Fußball-Trainer müsste man sein. So wie Sven Göran Eriksson: Der Schwede übernimmt zur Fußball-Weltmeisterschaft in Südafrika für drei Monate das Team der Elfenbeinküste. Dafür erhält Eriksson nach Informationen des kickers (und der hat diese Zahlen von der französischen Sportzeitung L’Equiqe und wir glauben einfach mal diesen Bastionen des seriösen Sportjournalismus) monatlich 305 000 Euro.
Wenn die Elfenbeinküste das Achtelfinale erreicht, gibt es zusätzlich 203 000 Euro, beim Erreichen des Viertelfinales winken 305 000 Euro, das Halbfinale ist den Verantwortlichen 406 000 Euro wert, den Finaleinzug belohnen sie mit 509 000 Euro. Und wenn „Svenni“ das Unmögliche schafft und als erstes afrikanisches Team mit der Elfenbeinküste Weltmeister wird, darf er sich über zusätzliche 1,5 Millionen freuen. Dazu bezahlen ihm die Ivorer die Hotelkosten von rund 25 000 Euro in London (was ganz sinnig ist, weil eh’ das Gros der Ivorer in Europa kickt) und vertrauen ihm eine nichtlimitierte Kreditkarte an.

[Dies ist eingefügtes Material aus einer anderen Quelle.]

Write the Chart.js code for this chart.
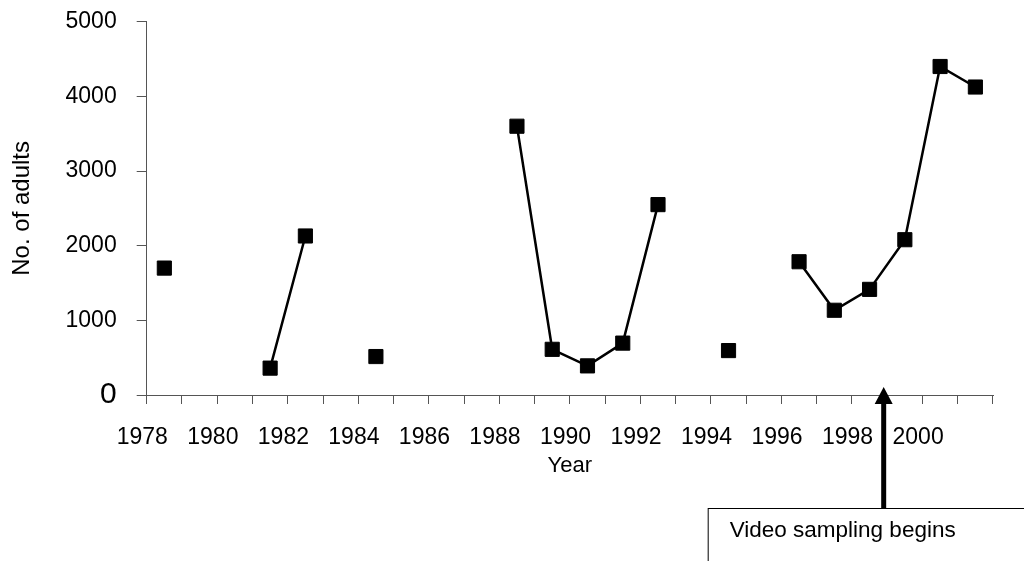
<!DOCTYPE html>
<html>
<head>
<meta charset="utf-8">
<script src="https://cdn.jsdelivr.net/npm/chart.js@4.4.0/dist/chart.umd.min.js"></script>
<style>
  html, body { margin: 0; padding: 0; background: #fff; }
  #wrap { width: 1024px; height: 561px; position: relative; }
</style>
</head>
<body>
<div id="wrap"><canvas id="c" width="1024" height="561"></canvas></div>
<script>
const years = ['1978','1979','1980','1981','1982','1983','1984','1985','1986','1987','1988','1989',
               '1990','1991','1992','1993','1994','1995','1996','1997','1998','1999','2000','2001'];
const adults = [1700, null, null, 360, 2130, null, 515, null, null, null, 3600, 612,
                390, 695, 2550, null, 595, null, 1785, 1135, 1415, 2080, 4400, 4125];
const yTicks = [0, 1000, 2000, 3000, 4000, 5000];
const xTitle = 'Year';
const yTitle = 'No. of adults';
const annotationText = 'Video sampling begins';
const annotationYear = '1998';

const FONT = "'Liberation Sans', Arial, sans-serif";

const annotationPlugin = {
  id: 'videoNote',
  afterDraw(chart) {
    const xs = chart.scales.x;
    const ctx = chart.ctx;
    const i = years.indexOf(annotationYear);
    const step = xs.getPixelForValue(1) - xs.getPixelForValue(0);
    const x = xs.getPixelForValue(i) + 0.4 * step;
    const base = chart.chartArea.bottom;
    const boxTop = base + 113;
    ctx.save();
    ctx.strokeStyle = '#000';
    ctx.lineWidth = 5;
    ctx.beginPath();
    ctx.moveTo(x, boxTop);
    ctx.lineTo(x, base + 6);
    ctx.stroke();
    ctx.fillStyle = '#000';
    ctx.beginPath();
    ctx.moveTo(x, base - 8);
    ctx.lineTo(x - 9, base + 9);
    ctx.lineTo(x + 9, base + 9);
    ctx.closePath();
    ctx.fill();
    ctx.lineWidth = 1;
    ctx.strokeRect(x - 176 + 0.5, boxTop + 0.5, 400, 100);
    ctx.font = '22.5px ' + FONT;
    ctx.textBaseline = 'alphabetic';
    ctx.textAlign = 'left';
    ctx.fillText(annotationText, x - 154, boxTop + 29);
    ctx.restore();
  }
};

new Chart(document.getElementById('c'), {
  type: 'line',
  data: {
    labels: years,
    datasets: [{
      data: adults,
      borderColor: '#000',
      backgroundColor: '#000',
      borderWidth: 2.5,
      pointStyle: 'rect',
      pointRadius: 10,
      pointBorderWidth: 1,
      pointBackgroundColor: '#000',
      pointBorderColor: '#000',
      spanGaps: false,
      tension: 0
    }]
  },
  options: {
    responsive: false,
    animation: false,
    devicePixelRatio: 1,
    layout: { padding: { top: 21.7, right: 31, left: 0, bottom: 0 } },
    plugins: { legend: { display: false }, tooltip: { enabled: false } },
    scales: {
      x: {
        type: 'category',
        offset: true,
        grid: { display: true, drawOnChartArea: false, drawTicks: true, tickLength: 9, offset: true, color: '#555', tickColor: '#555' },
        border: { display: true, color: '#555', width: 1 },
        ticks: {
          autoSkip: false,
          maxRotation: 0,
          minRotation: 0,
          color: '#000',
          font: { family: FONT, size: 23 },
          padding: 20,
          labelOffset: -22,
          callback: function(v, idx) { const l = years[idx]; return (+l % 2 === 0) ? l : ''; }
        },
        title: { display: true, text: xTitle, color: '#000', font: { family: FONT, size: 22 }, padding: { top: 0, bottom: 82 } },
        afterFit(s) { s.height = 166; s.paddingLeft = 0; s.paddingRight = 0; }
      },
      y: {
        min: 0,
        max: 5000,
        grid: { display: true, drawOnChartArea: false, drawTicks: true, tickLength: 10, color: '#555', tickColor: '#555' },
        border: { display: true, color: '#555', width: 1 },
        afterBuildTicks(s) { s.ticks = yTicks.map(v => ({ value: v })); },
        ticks: {
          color: '#000',
          padding: 20,
          font: (c) => (c.tick && c.tick.value === 0) ? { family: FONT, size: 30 } : { family: FONT, size: 23 },
          callback: (v) => String(v)
        },
        title: { display: true, text: yTitle, color: '#000', font: { family: FONT, size: 24 }, padding: { top: 8, bottom: 0 } },
        afterFit(s) { s.width = 146.7; s.paddingTop = 0; s.paddingBottom = 0; }
      }
    }
  },
  plugins: [annotationPlugin]
});
</script>
</body>
</html>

Da war Eriksson noch der große Held: 5:1 siegten die Engländer in Deutschland, triumphierten gegen Blasmusik und Autobahn und eine ganze Nation träumte von Titeln. Es blieb ein Traum...
Fette Schlagzeilen
Nun hat ja Eriksson durchaus seine Erfolge als Trainer gehabt. So war er in grauer Vorzeit mal UEFA-Cup-Sieger mit IFK Göteborg und gewann den italienischen Scudetto mit Lazio Rom. Das ist allerdings schon eine Weile her. Als englischer Nationaltrainer siegte er zwar mal mit 5:1 in München gegen Deutschland, doch ansonsten schaffte er es nicht, aus den Beckhams, Ferdinands, Gerrards oder Lampards (die viele als beste englische Fußballergeneration aller Zeiten betrachten) eine funktionierende Nationalmannschaft zu machen, die Titel gewinnt und sich nicht spätestens im Achtelfinale nach Hause verabschiedet. Dafür sorgte er zur Freude der englischen Tabloids als Freund außerehelicher Affären für fette Schlagzeilen.
Und auch seine letzten Stationen bei Manchester City und als Nationaltrainer Mexikos waren nicht gerade vom Erfolg geprägt. Dafür war er immerhin mit Notts County in der vierten englischen Division auf Aufstiegskurs in Liga 3 - sein Weggang ist wiederum eine ganz andere Geschichte.